Some Florida Keys nonprofit leaders see a growing need for basic living supplies and rent since Hurricane Irma struck the island chain Sept. 10.

The SOS Foundation this month opened a pop-up disaster aid store at Key Plaza in Key West off North Roosevelt Boulevard. Within three days, the nonprofit known for its expansive food pantry had 175 new clients registered.

“We usually get 100 in a month,” said Tom Callahan, SOS’ executive director. “These are people who have never before come to us for help.”

The Category 4 Irma, which prompted a mandatory evacuation in the Florida Keys, cost families in lost wages and evacuation expenses such as hotel rooms and road-trip food.
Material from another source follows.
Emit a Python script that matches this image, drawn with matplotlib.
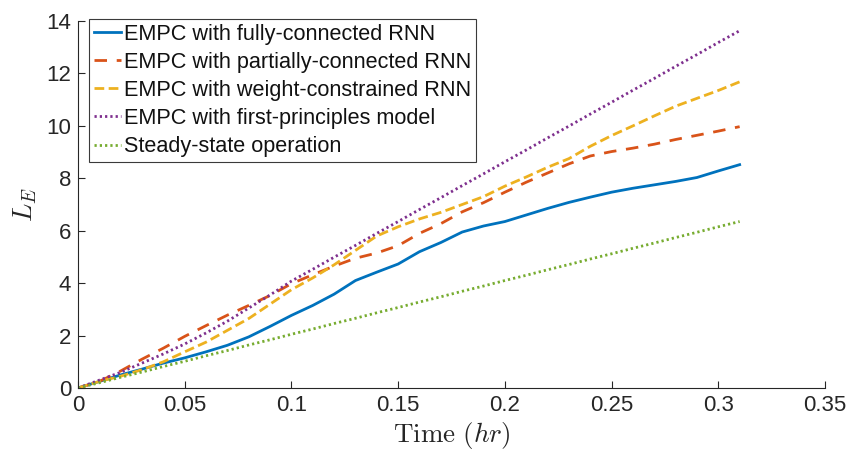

The Florida Keys Outreach Coalition, which provides rental assistance to Florida Keys’ residents, has been inundated with requests for help for a service that typically has a total of just $60,000 to spend each year.

At this post-Irma rate, the funds will be exhausted by December. The new fiscal year, along with state funding, starts in July.

“Since the storm we have well over 60 appointments throughout the county just for people affected by Irma,” said Stephanie Kaple, FKOC’s interim executive director, who called the post-storm rental need a crisis. “People who lost employment, people in the service industry but also hourly employees at the school district. Housekeepers are coming to us.”

In August, the month before Irma, FKOC handed out $17,000 in rental assistance.

“We’re going to lose community members if we can’t help them out at this time,” Kaple said.

“It’s a major crisis and lots of people are still shell-shocked,” said Key West City Commissioner Sam Kaufman, an attorney who is also FKOC’s board chairman. “People were out of work for several weeks. Many employers did not compensate their employees during that time but people still had to pay their rent.”

SOS doesn’t do rental assistance any longer, Callahan said, because they don’t have the administrative staff. But he noticed that post-Irma the demographic of SOS clients has changed.

“We’re getting virtually no homeless,” Callahan said. “It’s people already on the margins, it pushed them over the edge and they’re going to need help.”

On Saturday, starting at 9 a.m., SOS volunteers will hand out new mattresses, fresh fruit and vegetables and toiletries at Mote Marine, 24244 Overseas Highway on Summerland Key. Volunteers are needed, Callahan said.